Quote each line of the material verbatim, without the pictures.

• • • •

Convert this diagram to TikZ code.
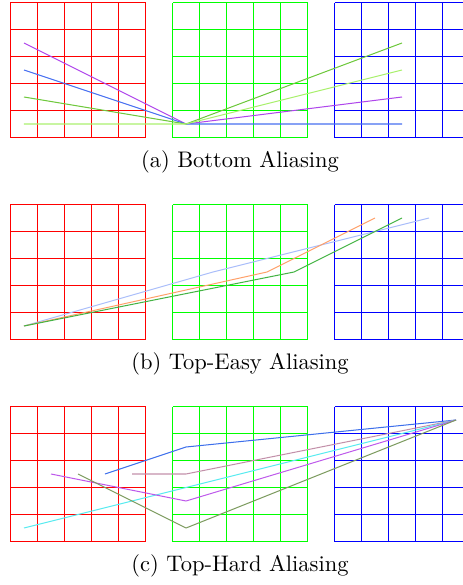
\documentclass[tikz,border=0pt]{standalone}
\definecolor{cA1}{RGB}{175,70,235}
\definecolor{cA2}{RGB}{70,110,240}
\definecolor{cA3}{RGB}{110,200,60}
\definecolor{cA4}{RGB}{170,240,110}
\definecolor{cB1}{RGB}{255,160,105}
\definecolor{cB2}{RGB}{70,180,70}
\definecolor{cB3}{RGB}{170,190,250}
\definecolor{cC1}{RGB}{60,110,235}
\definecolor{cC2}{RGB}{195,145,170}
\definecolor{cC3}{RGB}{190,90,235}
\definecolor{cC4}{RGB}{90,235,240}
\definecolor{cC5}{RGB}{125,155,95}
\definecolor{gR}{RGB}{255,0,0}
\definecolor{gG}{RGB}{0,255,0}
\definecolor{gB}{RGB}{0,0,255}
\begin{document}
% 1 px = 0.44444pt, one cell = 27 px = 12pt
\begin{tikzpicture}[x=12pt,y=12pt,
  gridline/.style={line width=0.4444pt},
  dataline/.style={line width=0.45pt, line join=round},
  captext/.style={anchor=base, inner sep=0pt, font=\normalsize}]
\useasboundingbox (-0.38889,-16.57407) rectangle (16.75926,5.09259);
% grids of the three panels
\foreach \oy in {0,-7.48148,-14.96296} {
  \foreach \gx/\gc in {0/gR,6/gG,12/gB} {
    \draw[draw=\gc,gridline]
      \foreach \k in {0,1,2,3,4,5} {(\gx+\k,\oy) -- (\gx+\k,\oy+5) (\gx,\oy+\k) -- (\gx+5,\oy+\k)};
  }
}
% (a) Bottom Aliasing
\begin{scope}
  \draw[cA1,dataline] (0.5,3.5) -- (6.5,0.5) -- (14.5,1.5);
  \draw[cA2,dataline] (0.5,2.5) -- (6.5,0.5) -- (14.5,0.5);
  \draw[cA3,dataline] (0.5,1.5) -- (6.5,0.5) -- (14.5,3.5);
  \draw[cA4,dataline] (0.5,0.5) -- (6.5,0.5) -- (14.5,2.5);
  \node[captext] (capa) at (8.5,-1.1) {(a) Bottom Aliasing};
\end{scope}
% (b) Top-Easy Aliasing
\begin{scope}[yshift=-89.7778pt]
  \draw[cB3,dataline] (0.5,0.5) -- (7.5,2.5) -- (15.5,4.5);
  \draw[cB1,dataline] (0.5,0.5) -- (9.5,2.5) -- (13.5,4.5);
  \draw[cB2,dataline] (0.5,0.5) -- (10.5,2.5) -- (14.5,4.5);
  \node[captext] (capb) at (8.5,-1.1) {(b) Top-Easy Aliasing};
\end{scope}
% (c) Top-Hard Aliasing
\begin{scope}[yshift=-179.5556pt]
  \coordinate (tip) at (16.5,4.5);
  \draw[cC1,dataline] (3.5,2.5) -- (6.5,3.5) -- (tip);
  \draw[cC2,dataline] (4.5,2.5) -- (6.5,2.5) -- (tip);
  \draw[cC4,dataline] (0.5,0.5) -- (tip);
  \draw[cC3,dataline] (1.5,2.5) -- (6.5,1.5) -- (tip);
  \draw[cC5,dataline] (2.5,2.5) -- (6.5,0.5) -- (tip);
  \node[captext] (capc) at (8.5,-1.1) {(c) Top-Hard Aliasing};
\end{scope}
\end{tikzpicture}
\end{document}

• • • •

* **TASK OUTPUT**:
Convert this diagram to TikZ code.
\documentclass[tikz,border=0pt]{standalone}
\definecolor{cA1}{RGB}{175,70,235}
\definecolor{cA2}{RGB}{70,110,240}
\definecolor{cA3}{RGB}{110,200,60}
\definecolor{cA4}{RGB}{170,240,110}
\definecolor{cB1}{RGB}{255,160,105}
\definecolor{cB2}{RGB}{70,180,70}
\definecolor{cB3}{RGB}{170,190,250}
\definecolor{cC1}{RGB}{60,110,235}
\definecolor{cC2}{RGB}{195,145,170}
\definecolor{cC3}{RGB}{190,90,235}
\definecolor{cC4}{RGB}{90,235,240}
\definecolor{cC5}{RGB}{125,155,95}
\definecolor{gR}{RGB}{255,0,0}
\definecolor{gG}{RGB}{0,255,0}
\definecolor{gB}{RGB}{0,0,255}
\begin{document}
% 1 px = 0.44444pt, one cell = 27 px = 12pt
\begin{tikzpicture}[x=12pt,y=12pt,
  gridline/.style={line width=0.4444pt},
  dataline/.style={line width=0.45pt, line join=round},
  captext/.style={anchor=base, inner sep=0pt, font=\normalsize}]
\useasboundingbox (-0.38889,-16.57407) rectangle (16.75926,5.09259);
% grids of the three panels
\foreach \oy in {0,-7.48148,-14.96296} {
  \foreach \gx/\gc in {0/gR,6/gG,12/gB} {
    \draw[draw=\gc,gridline]
      \foreach \k in {0,1,2,3,4,5} {(\gx+\k,\oy) -- (\gx+\k,\oy+5) (\gx,\oy+\k) -- (\gx+5,\oy+\k)};
  }
}
% (a) Bottom Aliasing
\begin{scope}
  \draw[cA1,dataline] (0.5,3.5) -- (6.5,0.5) -- (14.5,1.5);
  \draw[cA2,dataline] (0.5,2.5) -- (6.5,0.5) -- (14.5,0.5);
  \draw[cA3,dataline] (0.5,1.5) -- (6.5,0.5) -- (14.5,3.5);
  \draw[cA4,dataline] (0.5,0.5) -- (6.5,0.5) -- (14.5,2.5);
  \node[captext] (capa) at (8.5,-1.1) {(a) Bottom Aliasing};
\end{scope}
% (b) Top-Easy Aliasing
\begin{scope}[yshift=-89.7778pt]
  \draw[cB3,dataline] (0.5,0.5) -- (7.5,2.5) -- (15.5,4.5);
  \draw[cB1,dataline] (0.5,0.5) -- (9.5,2.5) -- (13.5,4.5);
  \draw[cB2,dataline] (0.5,0.5) -- (10.5,2.5) -- (14.5,4.5);
  \node[captext] (capb) at (8.5,-1.1) {(b) Top-Easy Aliasing};
\end{scope}
% (c) Top-Hard Aliasing
\begin{scope}[yshift=-179.5556pt]
  \coordinate (tip) at (16.5,4.5);
  \draw[cC1,dataline] (3.5,2.5) -- (6.5,3.5) -- (tip);
  \draw[cC2,dataline] (4.5,2.5) -- (6.5,2.5) -- (tip);
  \draw[cC4,dataline] (0.5,0.5) -- (tip);
  \draw[cC3,dataline] (1.5,2.5) -- (6.5,1.5) -- (tip);
  \draw[cC5,dataline] (2.5,2.5) -- (6.5,0.5) -- (tip);
  \node[captext] (capc) at (8.5,-1.1) {(c) Top-Hard Aliasing};
\end{scope}
\end{tikzpicture}
\end{document}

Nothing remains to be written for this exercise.